Post Execution Alteration of Contractual Documents

February 11, 2019

A revival of the rule in Pigot’s Case? 


1. In Grove Park Properties Ltd v The Royal Bank of Scotland [2018] EWHC 3521 (Comm), the Claimant borrower sought to rely on the rule in Pigot's Case (1614) 11 Co. Rep 27 that a material alteration in a deed will render it void, and on what was said about this by Lord Kenyon CJ in Master v Miller (1791) 4 TR 320 at 329 when the principle was extended to “all written instruments”. 
 
2. As Chitty on Contacts 33rd edn., 2018, para.25-020 puts it: “If a promisee, without the consent of the promisor, deliberately makes a material alteration in a specialty or other instrument containing words of contract, this will discharge the promisor from all liability thereon, even though the original words of the instrument are still legible." 
 
3. Not every alteration will have this effect.  The alteration must be (a) deliberate and (b) material. 
 
4. The policy behind the rule was said by Lord Kenyon CJ to be ensuring that no one should be allowed to take the chance of committing a fraud without running the risk of losing by it if detected. 
 
5. Chitty goes on at 25-024: “The burden of proving that the promisee has, without the consent of the promisor, deliberately made a material alteration to a written instrument would appear to be on the promisor.  But, once it has been proved or it is apparent from the face of the instrument that it has been altered, the burden of proof switches to the promisee to show that the alteration was made in circumstances which were insufficient to discharge the promisee from all liability under the instrument (for example, by proving that the alteration was made before the promisor signed the document).  The question whether an alteration is material is a matter of law for the court”. 
 
6. The authorities were reviewed by Moore-Bick LJ in Habibsons Bank Ltd v Standard Chartered Bank (Hong Kong) Ltd [2010] EWCA Civ 1335.  It was emphasised at [34] that it is the instrument that is rendered void by alteration, but that nothing in the authorities suggested that it would automatically render the underlying transaction void.  The powerful effect of the rule in the case of a deed is because it is the deed itself which gives rise to the obligations; if the deed is void the obligations it gives rise to are also void.  The same is not true of all contractual documentation. 

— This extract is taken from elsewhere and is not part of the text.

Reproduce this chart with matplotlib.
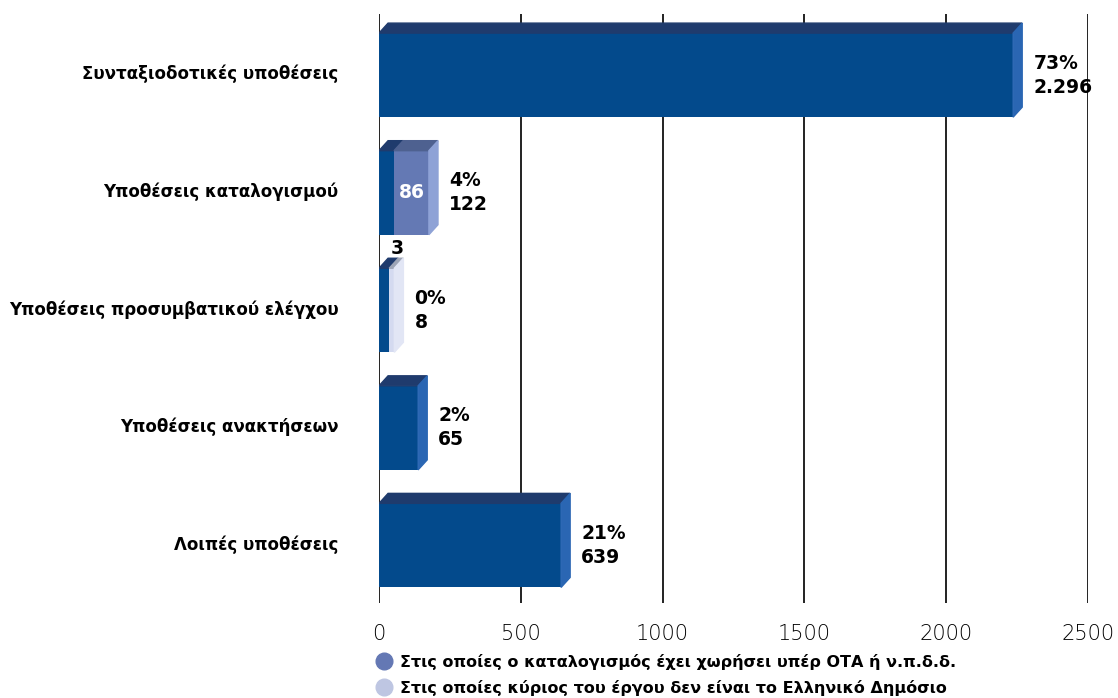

The Facts in Grove Park Properties 


7. In late 2007 RBS extended a £10.5 million loan to the Claimant.  There is a dispute over whether the loan was to be repayable after 5 or 10 years (and thus whether the contractual documentation should have recorded the repayment date as 2012 or 2017). 
 
 
8. The documentation was drawn up with a repayment date in 2012.  The Claimant’s case is that this was an error which the parties noticed on signing and that by agreement the Claimant’s director amended in manuscript the final “2” in 2012 to a “7” so that the date read 2017 when the documentation was signed.  He then initialled this change, signed the document and retained a photocopy. 
 
9. At some point subsequently, the signed document held by the bank was altered again, this time by changing the date of 2017 back to 2012 and that change was initialled by a bank employee.  The Claimant was not given a copy of this final version of the document showing the change back to 2012. 
 
10. The Claimant says that this post-agreement alteration by the bank was deliberate and material and that its effect was to void the document, with the result that there was no obligation on the Claimant to repay the loan after 5 years, 10 years or at all. 


To be continued… 


11. The reported hearing was of a preliminary application concerning the pleadings, so the point was not determined.  It will be interesting to see what the Court decides if and when the point comes to be determined.